A root in The Etymologies of the 1930s glossed “violence, impetus, haste”, with derivatives like ᴹQ. orme “haste, violence, wrath” and N. gorn (Ety/GOR). The names derived from this root include N. Huor “Heart-vigour”, Tuor “Strength-vigor”, Celegorn “*Swift-impetuous” (Ety/KHŌ-N, TUG, KYELEK). In later version of the Legendarium, Huor and Tuor were reconceived as being from the languages of Men (PM/348, 364 note #49) and (North) S. Celegorm was retranslated as “Hasty Riser”, with its final element being “riser” rather than “impetious” (PM/353). The eventual fate of this root is unclear, but since it remains the best source of words having to do with “haste”, I think it is best to retain this root for purposes of Neo-Eldarin.
A root in The Etymologies of the 1930s glossed “dread” with two variations: ᴹ√GOS and ᴹ√GOTH (Ety/GOS). It was an element in quite a few names in Silmarillion drafts from the 1930s, such as ᴹQ. Mandos “Dread Imprisoner” (Ety/MBAD), ᴹQ. Osse (Ety/GOS), N. Gothmog (Ety/MBAW), N. Tauros “Forest-Dread” (Ety/TÁWAR), and N. Dor-Daideloth “Land of the Shadow of Dread” (LR/405), the last of these containing N. deloth “abhorrence, detestation, loathing” = ᴹ√DYEL + ᴹ√GOTH (Ety/DYEL).

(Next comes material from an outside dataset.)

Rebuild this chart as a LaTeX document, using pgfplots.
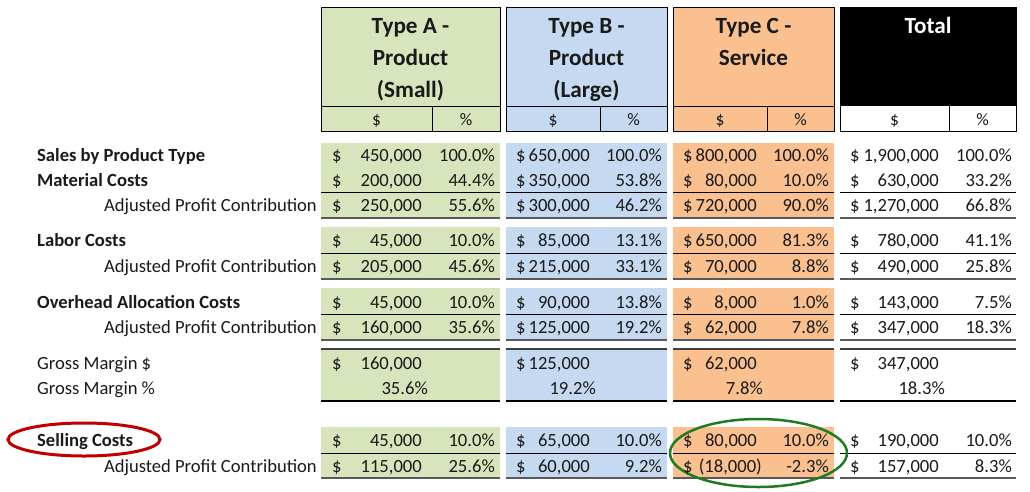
\documentclass[border=0pt]{standalone}
\usepackage{pgfplots}
\pgfplotsset{compat=1.18}
\usepackage{fontspec}
\setmainfont{Carlito}
\definecolor{cA}{HTML}{D8E4BC}
\definecolor{cB}{HTML}{C5D9F1}
\definecolor{cC}{HTML}{FAC090}
\definecolor{ered}{HTML}{C00000}
\definecolor{egreen}{HTML}{1E7B22}
\definecolor{tx}{HTML}{1A1A1A}
\newcommand\bodyf{\fontsize{18.6}{22}\selectfont}
\newcommand\headf{\fontsize{23.2}{28}\selectfont\bfseries}
\newcommand\txt[3]{\addplot[draw=none, mark=none, nodes near coords, point meta=explicit symbolic,
  every node near coord/.append style={anchor=#1, inner sep=0pt, font=#2, text=tx}]
  table[col sep=semicolon, row sep=\\, meta=t]{#3};}
\newcommand\blk[5]{\addplot[fill=#1, draw=none] coordinates {(#2,#4) (#3,#4) (#3,#5) (#2,#5)} -- cycle;}
\newcommand\hl[2]{%
  \addplot[#2] coordinates {(321,#1) (500,#1)};
  \addplot[#2] coordinates {(506,#1) (667,#1)};
  \addplot[#2] coordinates {(673,#1) (834,#1)};
  \addplot[#2] coordinates {(840,#1) (1016,#1)};}
\newcommand\allblk[2]{\blk{cA}{321}{500}{#1}{#2}\blk{cB}{506}{667}{#1}{#2}\blk{cC}{673}{834}{#1}{#2}}
\begin{document}
\begin{tikzpicture}
\begin{axis}[x=1pt, y=1pt, xmin=0, xmax=1030, ymin=0, ymax=491, y dir=reverse,
  hide axis, clip=false, enlargelimits=false, scale only axis]
\addplot[draw=none, mark=none] coordinates {(0,0) (1030,491)};
% header blocks
\blk{cA}{321}{500}{7}{131}
\blk{cB}{506}{667}{7}{131}
\blk{cC}{673}{834}{7}{131}
\blk{black}{840}{1016}{7}{106}
\addplot[black, line width=1pt] coordinates {(321,7) (500,7) (500,131) (321,131) (321,7)};
\addplot[black, line width=1pt] coordinates {(506,7) (667,7) (667,131) (506,131) (506,7)};
\addplot[black, line width=1pt] coordinates {(673,7) (834,7) (834,131) (673,131) (673,7)};
\addplot[black, line width=1pt] coordinates {(840,7) (1016,7) (1016,131) (840,131) (840,7)};
\addplot[black, line width=1pt] coordinates {(321,106) (500,106)};
\addplot[black, line width=1pt] coordinates {(506,106) (667,106)};
\addplot[black, line width=1pt] coordinates {(673,106) (834,106)};
\addplot[black, line width=1pt] coordinates {(432,106) (432,131)};
\addplot[black, line width=1pt] coordinates {(600,106) (600,131)};
\addplot[black, line width=1pt] coordinates {(767,106) (767,131)};
\addplot[black, line width=1pt] coordinates {(949,106) (949,131)};
% body fills
\allblk{143}{218}
\allblk{227}{279}
\allblk{288}{340}
\allblk{349}{401}
\allblk{427}{478}
% lines
\hl{192}{black, line width=1pt}
\hl{218}{black!65, line width=1.6pt}
\hl{253}{black, line width=1pt}
\hl{279}{black!65, line width=1.6pt}
\hl{314}{black, line width=1pt}
\hl{340}{black!65, line width=1.6pt}
\hl{349}{black!75, line width=1.4pt}
\hl{401}{black, line width=2.2pt}
\hl{453}{black, line width=1pt}
\hl{478}{black!65, line width=1.6pt}
% header text
\txt{base}{\headf}{x;y;t\\410.5;33;Type A -\\410.5;65;Product\\410.5;97;(Small)\\586.5;33;Type B -\\586.5;65;Product\\586.5;97;(Large)\\753.5;33;Type C -\\753.5;65;Service\\}
\addplot[draw=none, mark=none, nodes near coords, point meta=explicit symbolic,
  every node near coord/.append style={anchor=base, inner sep=0pt, font=\headf, text=white}]
  table[col sep=semicolon, row sep=\\, meta=t]{x;y;t\\928;33;Total\\};
\txt{base}{\fontsize{17.5}{20}\selectfont}{x;y;t\\376.5;125;\$\\466;125;\%\\553;125;\$\\633.5;125;\%\\720;125;\$\\800.5;125;\%\\894.5;125;\$\\982.5;125;\%\\}
% row labels
\txt{base west}{\bodyf\bfseries}{x;y;t\\37;161;Sales by Product Type\\37;186;Material Costs\\37;246.5;Labor Costs\\37;308;Overhead Allocation Costs\\37;446.5;Selling Costs\\}
\txt{base east}{\bodyf}{x;y;t\\317;211.5;Adjusted Profit Contribution\\317;272.5;Adjusted Profit Contribution\\317;333.5;Adjusted Profit Contribution\\317;472.5;Adjusted Profit Contribution\\}
\txt{base west}{\bodyf}{x;y;t\\37;369;Gross Margin \$\\37;394.5;Gross Margin \%\\}
% dollar signs
\txt{base west}{\bodyf}{x;y;t\\332;161;\$\\332;186;\$\\332;211.5;\$\\332;246.5;\$\\332;272.5;\$\\332;308;\$\\332;333.5;\$\\332;369;\$\\332;446.5;\$\\332;472.5;\$\\516;161;\$\\516;186;\$\\516;211.5;\$\\516;246.5;\$\\516;272.5;\$\\516;308;\$\\516;333.5;\$\\516;369;\$\\516;446.5;\$\\516;472.5;\$\\683;161;\$\\683;186;\$\\683;211.5;\$\\683;246.5;\$\\683;272.5;\$\\683;308;\$\\683;333.5;\$\\683;369;\$\\683;446.5;\$\\683;472.5;\$\\850;161;\$\\850;186;\$\\850;211.5;\$\\850;246.5;\$\\850;272.5;\$\\850;308;\$\\850;333.5;\$\\850;369;\$\\850;446.5;\$\\850;472.5;\$\\}
% numbers type A
\txt{base east}{\bodyf}{x;y;t\\422;161;450,000\\422;186;200,000\\422;211.5;250,000\\422;246.5;45,000\\422;272.5;205,000\\422;308;45,000\\422;333.5;160,000\\422;369;160,000\\422;446.5;45,000\\422;472.5;115,000\\}
\txt{base east}{\bodyf}{x;y;t\\495;161;100.0\%\\495;186;44.4\%\\495;211.5;55.6\%\\495;246.5;10.0\%\\495;272.5;45.6\%\\495;308;10.0\%\\495;333.5;35.6\%\\428;394.5;35.6\%\\495;446.5;10.0\%\\495;472.5;25.6\%\\}
% numbers type B
\txt{base east}{\bodyf}{x;y;t\\590;161;650,000\\590;186;350,000\\590;211.5;300,000\\590;246.5;85,000\\590;272.5;215,000\\590;308;90,000\\590;333.5;125,000\\590;369;125,000\\590;446.5;65,000\\590;472.5;60,000\\}
\txt{base east}{\bodyf}{x;y;t\\662;161;100.0\%\\662;186;53.8\%\\662;211.5;46.2\%\\662;246.5;13.1\%\\662;272.5;33.1\%\\662;308;13.8\%\\662;333.5;19.2\%\\596;394.5;19.2\%\\662;446.5;10.0\%\\662;472.5;9.2\%\\}
% numbers type C
\txt{base east}{\bodyf}{x;y;t\\757;161;800,000\\757;186;80,000\\757;211.5;720,000\\757;246.5;650,000\\757;272.5;70,000\\757;308;8,000\\757;333.5;62,000\\757;369;62,000\\757;446.5;80,000\\762;472.5;(18,000)\\}
\txt{base east}{\bodyf}{x;y;t\\829;161;100.0\%\\829;186;10.0\%\\829;211.5;90.0\%\\829;246.5;81.3\%\\829;272.5;8.8\%\\829;308;1.0\%\\829;333.5;7.8\%\\763;394.5;7.8\%\\829;446.5;10.0\%\\829;472.5;-2.3\%\\}
% numbers total
\txt{base east}{\bodyf}{x;y;t\\939;161;1,900,000\\939;186;630,000\\939;211.5;1,270,000\\939;246.5;780,000\\939;272.5;490,000\\939;308;143,000\\939;333.5;347,000\\939;369;347,000\\939;446.5;190,000\\939;472.5;157,000\\}
\txt{base east}{\bodyf}{x;y;t\\1012;161;100.0\%\\1012;186;33.2\%\\1012;211.5;66.8\%\\1012;246.5;41.1\%\\1012;272.5;25.8\%\\1012;308;7.5\%\\1012;333.5;18.3\%\\945;394.5;18.3\%\\1012;446.5;10.0\%\\1012;472.5;8.3\%\\}
% highlight ellipses
\draw[ered, line width=3pt] (axis cs:84,439.5) ellipse [x radius=76pt, y radius=16.5pt];
\draw[egreen, line width=2.5pt] (axis cs:758.5,453) ellipse [x radius=88.5pt, y radius=34pt];
\end{axis}
\end{tikzpicture}
\end{document}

In Tolkien’s later writings, many of these names were given new forms or etymologies: Q. Mandos “Castle of Custody” = mando + osto (MR/350); Q. Ossë as an adaptation of his Valarin name Oš(o)šai (WJ/400); S. Tauron “Forester” (PM/358). This calls into question whether ᴹ√GOS or ᴹ√GOTH survived as a root. It does have a few useful derivatives for the purposes of Neo-Eldarin, however, such as N. gosta- “fear exceedingly”.
√GUR “hard, stiff, difficult, cumbrous, slow”
A root appearing in a set of documents referred to as Definitive Linguistic Notes (DLN) written around 1959, with the gloss “hard, difficult” (PE17/154). An apparent draft of this note had a longer gloss “hard, stiff, difficult, cumbrous, slow” for √GUR (PE17/172). In the more extensive notes, Tolkien gave a variety of Quenya (ur-) and Sindarin (gor-) derivatives of this root, but noted that “Sindarin owing to approach of √GUR- to other stems (as ÑGUR- “death”, ÑGOR- “terror, dread”) tends to use gor- in a very strong sense of things very painful and horrible to do; and uses dír- (tough) for lesser efforts” (PE17/154). As an example, Tolkien contrasted S. gorbedui “only to be said with horror or grief, lamentable to tell” versus S. dirbedui “hard to utter, difficult to pronounce”.
Thus it seems as a prefix, this root took on a distinctly negative tone in Sindarin, though some of its other derivatives were more neutral, as in S. gordh “difficult, laborious” and S. gorn “hard, stiff, thrawn”. The last of these was given as a word used for the Dwarves (PE17/46), although there were several other competing forms such as S. dern and S. dorn of similar meaning, all coined around 1959-60.